# YOUR GOAL:
Here is the task for the listing below: output exactly the lines from the one containing "Reproduce this diagram with TikZ." through the one containing "minimum width=81pt, minimum", and leave out the pictures.
··· TASK DATA ···
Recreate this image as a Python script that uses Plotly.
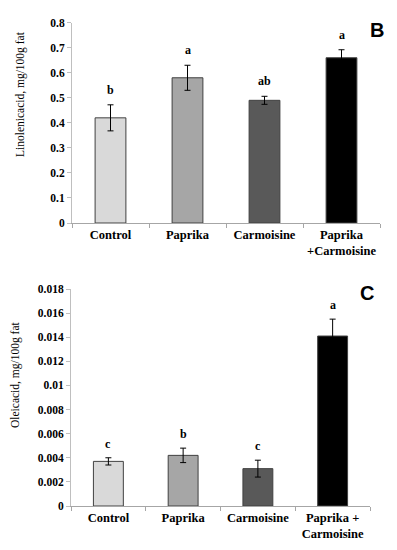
import plotly.graph_objects as go

categories = ["Control", "Paprika", "Carmoisine", "Paprika+Carmoisine"]
colors = ["#d9d9d9", "#a6a6a6", "#595959", "#000000"]

# Panel B: linolenic acid
lin_ticklabels = ["Control", "Paprika", "Carmoisine", "Paprika<br>+Carmoisine"]
lin_values = [0.42, 0.58, 0.49, 0.66]
lin_errors = [0.052, 0.05, 0.016, 0.032]
lin_letters = ["b", "a", "ab", "a"]
lin_yticks = [0, 0.1, 0.2, 0.3, 0.4, 0.5, 0.6, 0.7, 0.8]
lin_yticktext = ["0", "0.1", "0.2", "0.3", "0.4", "0.5", "0.6", "0.7", "0.8"]

# Panel C: oleic acid
ole_ticklabels = ["Control", "Paprika", "Carmoisine", "Paprika +<br>Carmoisine"]
ole_values = [0.0037, 0.0042, 0.0031, 0.0141]
ole_errors = [0.0003, 0.0006, 0.0007, 0.0014]
ole_letters = ["c", "b", "c", "a"]
ole_yticks = [0, 0.002, 0.004, 0.006, 0.008, 0.01, 0.012, 0.014, 0.016, 0.018]
ole_yticktext = ["0", "0.002", "0.004", "0.006", "0.008", "0.01", "0.012", "0.014", "0.016", "0.018"]

# page has an 8px body margin; figure fills the rest of the 397x550 window
OFF = 8
W, H = 397 - OFF, 550 - OFF


def px(x):
    return (x - OFF) / W


def py(y):
    return 1 - (y - OFF) / H


SERIF = "Liberation Serif, DejaVu Serif, serif"
fig = go.Figure()

fig.add_trace(go.Bar(
    x=categories, y=lin_values, xaxis="x", yaxis="y",
    marker=dict(color=colors, line=dict(color="#404040", width=1)),
    error_y=dict(type="data", array=lin_errors, color="#000000", thickness=1, width=3),
    showlegend=False, hoverinfo="skip",
))
fig.add_trace(go.Bar(
    x=categories, y=ole_values, xaxis="x2", yaxis="y2",
    marker=dict(color=colors, line=dict(color="#404040", width=1)),
    error_y=dict(type="data", array=ole_errors, color="#000000", thickness=1, width=3),
    showlegend=False, hoverinfo="skip",
))

annotations = []
for c, v, e, l in zip(categories, lin_values, lin_errors, lin_letters):
    annotations.append(dict(x=c, y=v + e, xref="x", yref="y", text=f"<b>{l}</b>",
                            showarrow=False, xanchor="center", yanchor="bottom", yshift=6,
                            font=dict(family=SERIF, size=12, color="#000")))
for c, v, e, l in zip(categories, ole_values, ole_errors, ole_letters):
    annotations.append(dict(x=c, y=v + e, xref="x2", yref="y2", text=f"<b>{l}</b>",
                            showarrow=False, xanchor="center", yanchor="bottom", yshift=5,
                            font=dict(family=SERIF, size=12, color="#000")))

annotations += [
    dict(x=px(377), y=py(30), xref="paper", yref="paper", text="<b>B</b>",
         xanchor="center", yanchor="middle",
         showarrow=False, font=dict(family="Liberation Sans", size=20, color="#000")),
    dict(x=px(367), y=py(293), xref="paper", yref="paper", text="<b>C</b>",
         xanchor="center", yanchor="middle",
         showarrow=False, font=dict(family="Liberation Sans", size=20, color="#000")),
    dict(x=px(21), y=py(94), xref="paper", yref="paper",
         text="Linolenicacid, mg/100g fat", textangle=-90, showarrow=False,
         xanchor="center", yanchor="middle",
         font=dict(family=SERIF, size=11.5, color="#000")),
    dict(x=px(15), y=py(375), xref="paper", yref="paper",
         text="Oleicacid, mg/100g fat", textangle=-90, showarrow=False,
         xanchor="center", yanchor="middle",
         font=dict(family=SERIF, size=11.5, color="#000")),
]

tickfont = dict(family=SERIF, size=11.5, color="#000")
xcommon = dict(type="category", showline=True, linecolor="#a6a6a6", linewidth=1,
               ticks="outside", tickson="boundaries", ticklen=4, tickcolor="#a6a6a6",
               tickfont=dict(family=SERIF, size=12.5, color="#000"), showgrid=False,
               automargin=False, fixedrange=True, tickangle=0)
ycommon = dict(showline=True, linecolor="#bfbfbf", linewidth=1, ticks="outside",
               ticklen=4, tickcolor="#bfbfbf", tickfont=tickfont, showgrid=False,
               zeroline=False, automargin=False)

fig.update_layout(
    width=W, height=H,
    margin=dict(l=0, r=0, t=0, b=0),
    paper_bgcolor="white", plot_bgcolor="white",
    bargap=0.6,
    xaxis=dict(domain=[px(72), px(380)], anchor="y",
               tickvals=categories, ticktext=[f"<b>{t}</b>" for t in lin_ticklabels], **xcommon),
    yaxis=dict(domain=[py(223), py(22.7)], anchor="x", range=[0, 0.8],
               tickvals=lin_yticks, ticktext=[f"<b>{t}</b>" for t in lin_yticktext], **ycommon),
    xaxis2=dict(domain=[px(71), px(370)], anchor="y2",
                tickvals=categories, ticktext=[f"<b>{t}</b>" for t in ole_ticklabels], **xcommon),
    yaxis2=dict(domain=[py(506), py(289)], anchor="x2", range=[0, 0.018],
                tickvals=ole_yticks, ticktext=[f"<b>{t}</b>" for t in ole_yticktext], **ycommon),
    annotations=annotations,
)

fig.write_html("out.html")
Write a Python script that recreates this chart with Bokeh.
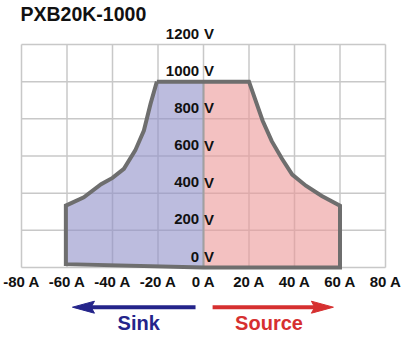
from bokeh.plotting import figure
from bokeh.models import Range1d, Label
from bokeh.embed import file_html
from bokeh.resources import INLINE
from bokeh.core.properties import value

title = "PXB20K-1000"
x_ticks = [-80, -60, -40, -20, 0, 20, 40, 60, 80]
y_ticks = [0, 200, 400, 600, 800, 1000, 1200]

# Source (positive current) boundary
src_a = [0, 20, 26, 30, 34.5, 39, 45, 52, 60, 60, 0]
src_v = [1000, 1000, 790, 680, 585, 500, 440, 385, 333, 0, 0]
# Sink (negative current) boundary
snk_a = [0, -20.5, -23.3, -26.2, -30, -35, -40, -45, -52.6, -60.5, -60.5, 0]
snk_v = [1000, 1000, 880, 737, 630, 531, 482, 448, 378, 333, 18, 0]

# plot frame geometry (pixels)
W, H = 403, 338
px_l, px_r, px_t, px_b = 21, 385, 44, 267
sx = (px_r - px_l) / 160.0
sy = (px_b - px_t) / 1200.0

p = figure(width=W, height=H, output_backend="svg", toolbar_location=None,
           x_range=Range1d(-80 - px_l / sx, 80 + (W - px_r) / sx),
           y_range=Range1d(-(H - px_b) / sy, 1200 + px_t / sy),
           min_border=0)
p.axis.visible = False
p.grid.visible = False
p.outline_line_color = None
p.background_fill_color = "white"

# grid
p.segment(x0=x_ticks, x1=x_ticks, y0=[0] * len(x_ticks), y1=[1200] * len(x_ticks),
          line_color="#c8c8c8", line_width=1.5)
p.segment(x0=[-80] * len(y_ticks), x1=[80] * len(y_ticks), y0=y_ticks, y1=y_ticks,
          line_color="#c8c8c8", line_width=1.5)

# filled regions
p.patch(snk_a, snk_v, fill_color="#8f8fc8", fill_alpha=0.6, line_color=None)
p.patch(src_a, src_v, fill_color="#eb9898", fill_alpha=0.6, line_color=None)
p.segment(x0=[0], x1=[0], y0=[0], y1=[1000], line_color="#a0a0a0", line_width=2)

# outline
outline_a = snk_a[1:] + src_a[:-1][::-1]
outline_v = snk_v[1:] + src_v[:-1][::-1]
p.line(outline_a + [snk_a[1]], outline_v + [snk_v[1]], line_color="#6e6e6e",
       line_width=4, line_join="miter")

font = value("Liberation Sans")
# y tick labels
p.text(x=[-1.9] * len(y_ticks), y=y_ticks, text=[str(v) for v in y_ticks],
       text_font=font, text_font_style="bold", text_font_size="15px",
       text_align="right", text_baseline="alphabetic", y_offset=-11, text_color="#111111")
p.text(x=[0.2] * len(y_ticks), y=y_ticks, text=["V"] * len(y_ticks),
       text_font=font, text_font_style="bold", text_font_size="15px",
       text_align="left", text_baseline="alphabetic", y_offset=-11, text_color="#111111")
# x tick labels
p.text(x=x_ticks, y=[0] * len(x_ticks), text=[f"{v} A" for v in x_ticks],
       text_font=font, text_font_style="bold", text_font_size="15px",
       text_align="center", text_baseline="alphabetic", y_offset=14, text_color="#111111")

# arrows
ay = -(306.7 - px_b) / sy
blue, red = "#24248a", "#d63030"
head_len, head_half = 22 / sx, 6 / sy
p.segment(x0=[-3.5], x1=[-57.6 + head_len * 0.8], y0=[ay], y1=[ay], line_color=blue, line_width=4)
p.patch([-57.6, -57.6 + head_len, -57.6 + head_len * 0.85, -57.6 + head_len],
        [ay, ay + head_half, ay, ay - head_half], fill_color=blue, line_color=blue)
p.segment(x0=[4.0], x1=[57.1 - head_len * 0.8], y0=[ay], y1=[ay], line_color=red, line_width=4)
p.patch([57.1, 57.1 - head_len, 57.1 - head_len * 0.85, 57.1 - head_len],
        [ay, ay + head_half, ay, ay - head_half], fill_color=red, line_color=red)

p.text(x=[-28.5], y=[ay], text=["Sink"], text_font=font, text_font_style="bold",
       text_font_size="20px", text_align="center", text_baseline="alphabetic",
       y_offset=15.5, text_color=blue)
p.text(x=[28.8], y=[ay], text=["Source"], text_font=font, text_font_style="bold",
       text_font_size="20px", text_align="center", text_baseline="alphabetic",
       y_offset=15.5, text_color=red)

p.add_layout(Label(x=20, y=H - 13, x_units="screen", y_units="screen", text=title,
                   text_font="Liberation Sans", text_font_style="bold",
                   text_font_size="19.5px", text_color="#111111", text_baseline="alphabetic"))

open("out.html", "w").write(file_html(p, INLINE))
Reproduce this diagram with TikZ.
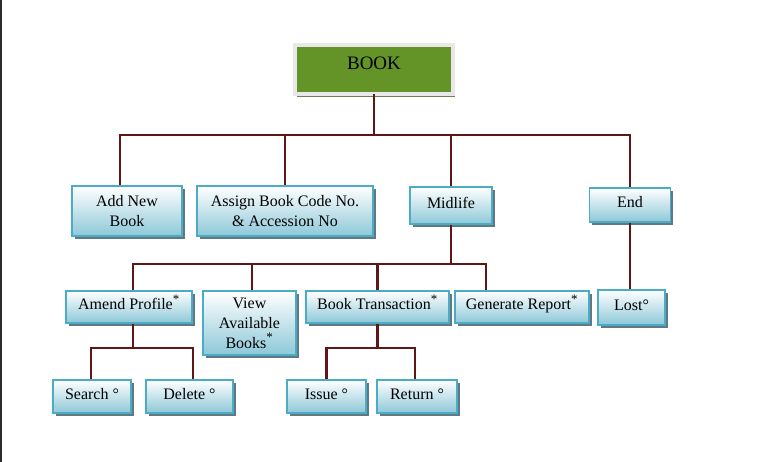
\documentclass[tikz,border=0pt]{standalone}
\usepackage{fontspec}
\setmainfont{Liberation Serif}
\usetikzlibrary{shadows,calc}
\definecolor{conc}{RGB}{95,22,22}
\definecolor{bookgreen}{RGB}{100,148,40}
\definecolor{bookrim}{RGB}{232,232,232}
\definecolor{bookshadow}{RGB}{110,127,90}
\definecolor{boxborder}{RGB}{75,172,198}
\definecolor{boxbottom}{RGB}{141,200,216}
\definecolor{boxshadow}{RGB}{95,120,130}
\definecolor{edgec}{RGB}{45,45,45}
\newcommand{\supstar}{\textsuperscript{\fontsize{13}{13}\selectfont *}}
\begin{document}
\begin{tikzpicture}[x=1pt,y=-1pt,
  bluebox/.style={draw=boxborder, line width=1.2pt, top color=white, bottom color=boxbottom,
    drop shadow={shadow xshift=2.5pt, shadow yshift=-3pt, fill=boxshadow, opacity=1},
    inner sep=0pt, font=\fontsize{16}{20}\selectfont, align=center},
  oneline/.style={bluebox, text height=11pt, text depth=5.5pt},
  twoline/.style={bluebox},
  bookbox/.style={draw=bookrim, line width=3.4pt, fill=bookgreen,
    drop shadow={shadow xshift=2pt, shadow yshift=-3pt, fill=bookshadow, opacity=1},
    inner sep=0pt, font=\fontsize{19}{22}\selectfont, text height=13pt, text depth=12.5pt},
  con/.style={draw=conc, line width=2.2pt, line join=miter}]
\useasboundingbox (0,0) rectangle (760,462);
\fill[edgec] (0,0) rectangle (1.5,462);

% nodes
\node[bookbox, minimum width=158pt, minimum height=49pt] (book) at (374,69.5) {BOOK};

\node[twoline, minimum width=110pt, minimum height=50pt] (add) at (127,211) {Add New\\Book};
\node[twoline, minimum width=176pt, minimum height=50pt] (assign) at (285,211) {Assign Book Code No.\\\& Accession No};
\node[oneline, minimum width=82pt, minimum height=37pt] (mid) at (451,205.5) {Midlife};
\node[oneline, minimum width=81pt, minimum height=34pt] (end) at (630,205) {End};

\node[oneline, minimum width=126pt, minimum height=32pt] (amend) at (129,307) {Amend Profile\supstar};
\node[twoline, minimum width=93pt, minimum height=64pt] (view) at (249.5,323) {View\\Available\\Books\supstar};
\node[oneline, minimum width=143pt, minimum height=32pt] (bt) at (377.5,307) {Book Transaction\supstar};
\node[oneline, minimum width=134pt, minimum height=32pt] (gen) at (522,307) {Generate Report\supstar};
\node[oneline, minimum width=67pt, minimum height=35pt] (lost) at (631.5,307.5) {Lost°};

\node[oneline, minimum width=78pt, minimum height=33pt] (search) at (92,396.5) {Search °};
\node[oneline, minimum width=87pt, minimum height=33pt] (delete) at (189.5,396.5) {Delete °};
\node[oneline, minimum width=79pt, minimum height=33pt] (issue) at (326.5,396.5) {Issue °};
\node[oneline, minimum width=80pt, minimum height=33pt] (return) at (417,396.5) {Return °};

% buses
\coordinate (bus1) at (0,135);
\coordinate (bus2) at (0,264);
\coordinate (bus3) at (0,348);

% level 1
\draw[con] ([yshift=1.5pt]book.south) -- (book.south |- bus1);
\draw[con] ([xshift=-7pt]add.north) -- ([xshift=-7pt]add.north |- bus1) -- (end.north |- bus1) -- (end.north);
\draw[con] (assign.north) -- (assign.north |- bus1);
\draw[con] (mid.north) -- (mid.north |- bus1);

% level 2
\draw[con] (mid.south) -- (mid.south |- bus2);
\draw[con] ([xshift=4pt]amend.north) -- ([xshift=4pt]amend.north |- bus2) -- ([xshift=-36pt]gen.north |- bus2) -- ([xshift=-36pt]gen.north);
\draw[con] ([xshift=2.5pt]view.north) -- ([xshift=2.5pt]view.north |- bus2);
\draw[con] (bt.north) -- (bt.north |- bus2);
\draw[con] (end.south) -- (end.south |- lost.north);

% level 3
\draw[con] ([xshift=4pt]amend.south) -- ([xshift=4pt]amend.south |- bus3);
\draw[con] ([xshift=-1pt]search.north) -- ([xshift=-1pt]search.north |- bus3) -- ([xshift=3.5pt]delete.north |- bus3) -- ([xshift=3.5pt]delete.north);
\draw[con] (bt.south) -- (bt.south |- bus3);
\draw[con] (issue.north) -- (issue.north |- bus3) -- ([xshift=-2pt]return.north |- bus3) -- ([xshift=-2pt]return.north);
\end{tikzpicture}
\end{document}
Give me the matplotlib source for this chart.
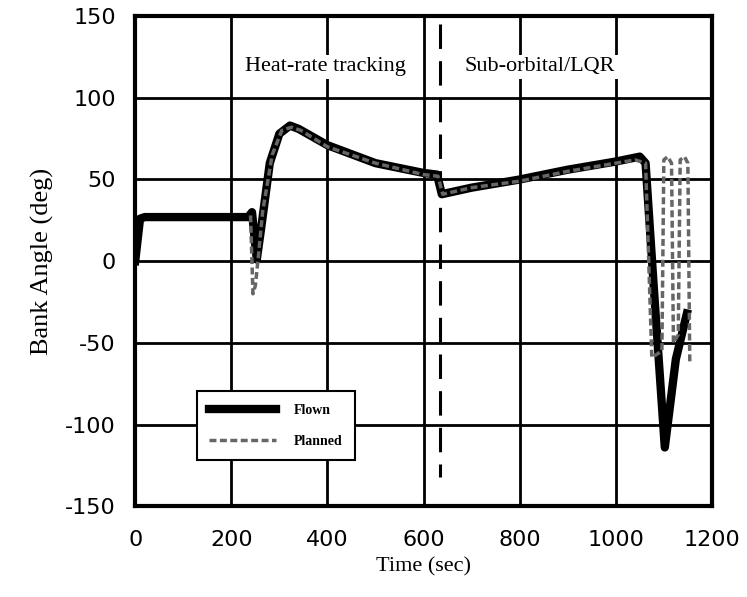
import matplotlib.pyplot as plt

plt.rcParams['axes.unicode_minus'] = False

# flown bank angle history
flown_t = [0, 10, 20, 235, 243, 253, 262, 280, 300, 322, 340, 400, 500, 600,
           628, 638, 700, 800, 900, 1000, 1050, 1062, 1080, 1102, 1125, 1148]
flown_v = [0, 26, 27, 27, 30, 1, 20, 60, 78, 83, 81, 71, 60, 54,
           53, 41, 45, 50, 56, 61, 64, 60, -20, -114, -60, -32]

# planned bank angle history
planned_t = [240, 245, 250, 256, 265, 285, 305, 325, 345, 400, 500, 600, 630,
             640, 700, 800, 900, 1000, 1040, 1062, 1075, 1096, 1100, 1108,
             1116, 1120, 1130, 1134, 1143, 1150, 1154]
planned_v = [28, -20, -15, 2, 30, 65, 80, 82, 80, 70, 60, 53, 52,
             41, 45, 49, 55, 60, 62, 60, -59, -55, 62, 64,
             60, -50, -45, 62, 64, 60, -62]

x_ticks = [0, 200, 400, 600, 800, 1000, 1200]
y_ticks = [-150, -100, -50, 0, 50, 100, 150]
switch_time = 635

serif = 'Liberation Serif'
sans = 'DejaVu Sans'

fig = plt.figure(figsize=(7.47, 5.97), dpi=100)
ax = fig.add_axes([0.181, 0.152, 0.772, 0.821])

ax.plot(flown_t, flown_v, color='k', lw=6, solid_joinstyle='round',
        label='Flown', zorder=3)
ax.plot(planned_t, planned_v, color='0.4', lw=2.5,
        linestyle=(0, (2, 1)), label='Planned', zorder=4)
ax.plot([switch_time, switch_time], [145, -132], color='k', lw=2.2,
        linestyle=(0, (8, 4)), zorder=2)

ax.set_xlim(0, 1200)
ax.set_ylim(-150, 150)
ax.set_xticks(x_ticks)
ax.set_yticks(y_ticks)
ax.grid(True, color='k', lw=2)
ax.set_axisbelow(True)
ax.tick_params(length=0, labelsize=16)
ax.tick_params(axis='x', pad=17)
ax.tick_params(axis='y', pad=14)
for lab in ax.get_xticklabels() + ax.get_yticklabels():
    lab.set_family(sans)
for s in ax.spines.values():
    s.set_linewidth(3)

ax.set_xlabel('Time (sec)', family=serif, fontsize=16, labelpad=5)
ax.set_ylabel('Bank Angle (deg)', family=serif, fontsize=19, labelpad=8)

box = dict(facecolor='white', edgecolor='none', pad=2)
ax.text(395, 119, 'Heat-rate tracking', family=serif, fontsize=16,
        ha='center', va='center', bbox=box, zorder=5)
ax.text(842, 119, 'Sub-orbital/LQR', family=serif, fontsize=16,
        ha='center', va='center', bbox=box, zorder=5)

leg = ax.legend(loc='lower left', bbox_to_anchor=(0.107, 0.094),
                borderaxespad=0,
                prop={'family': serif, 'size': 10, 'weight': 'bold'},
                handlelength=4.8, fancybox=False, framealpha=1,
                borderpad=0.9, labelspacing=1.3, handletextpad=1.3)
leg.get_frame().set_edgecolor('k')
leg.get_frame().set_linewidth(1.5)

fig.savefig('out.png', dpi=100)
···
# REPLY TO THE EXERCISE:
Reproduce this diagram with TikZ.
\documentclass[tikz,border=0pt]{standalone}
\usepackage{fontspec}
\setmainfont{Liberation Serif}
\usetikzlibrary{shadows,calc}
\definecolor{conc}{RGB}{95,22,22}
\definecolor{bookgreen}{RGB}{100,148,40}
\definecolor{bookrim}{RGB}{232,232,232}
\definecolor{bookshadow}{RGB}{110,127,90}
\definecolor{boxborder}{RGB}{75,172,198}
\definecolor{boxbottom}{RGB}{141,200,216}
\definecolor{boxshadow}{RGB}{95,120,130}
\definecolor{edgec}{RGB}{45,45,45}
\newcommand{\supstar}{\textsuperscript{\fontsize{13}{13}\selectfont *}}
\begin{document}
\begin{tikzpicture}[x=1pt,y=-1pt,
  bluebox/.style={draw=boxborder, line width=1.2pt, top color=white, bottom color=boxbottom,
    drop shadow={shadow xshift=2.5pt, shadow yshift=-3pt, fill=boxshadow, opacity=1},
    inner sep=0pt, font=\fontsize{16}{20}\selectfont, align=center},
  oneline/.style={bluebox, text height=11pt, text depth=5.5pt},
  twoline/.style={bluebox},
  bookbox/.style={draw=bookrim, line width=3.4pt, fill=bookgreen,
    drop shadow={shadow xshift=2pt, shadow yshift=-3pt, fill=bookshadow, opacity=1},
    inner sep=0pt, font=\fontsize{19}{22}\selectfont, text height=13pt, text depth=12.5pt},
  con/.style={draw=conc, line width=2.2pt, line join=miter}]
\useasboundingbox (0,0) rectangle (760,462);
\fill[edgec] (0,0) rectangle (1.5,462);

% nodes
\node[bookbox, minimum width=158pt, minimum height=49pt] (book) at (374,69.5) {BOOK};

\node[twoline, minimum width=110pt, minimum height=50pt] (add) at (127,211) {Add New\\Book};
\node[twoline, minimum width=176pt, minimum height=50pt] (assign) at (285,211) {Assign Book Code No.\\\& Accession No};
\node[oneline, minimum width=82pt, minimum height=37pt] (mid) at (451,205.5) {Midlife};
\node[oneline, minimum width=81pt, minimum height=34pt] (end) at (630,205) {End};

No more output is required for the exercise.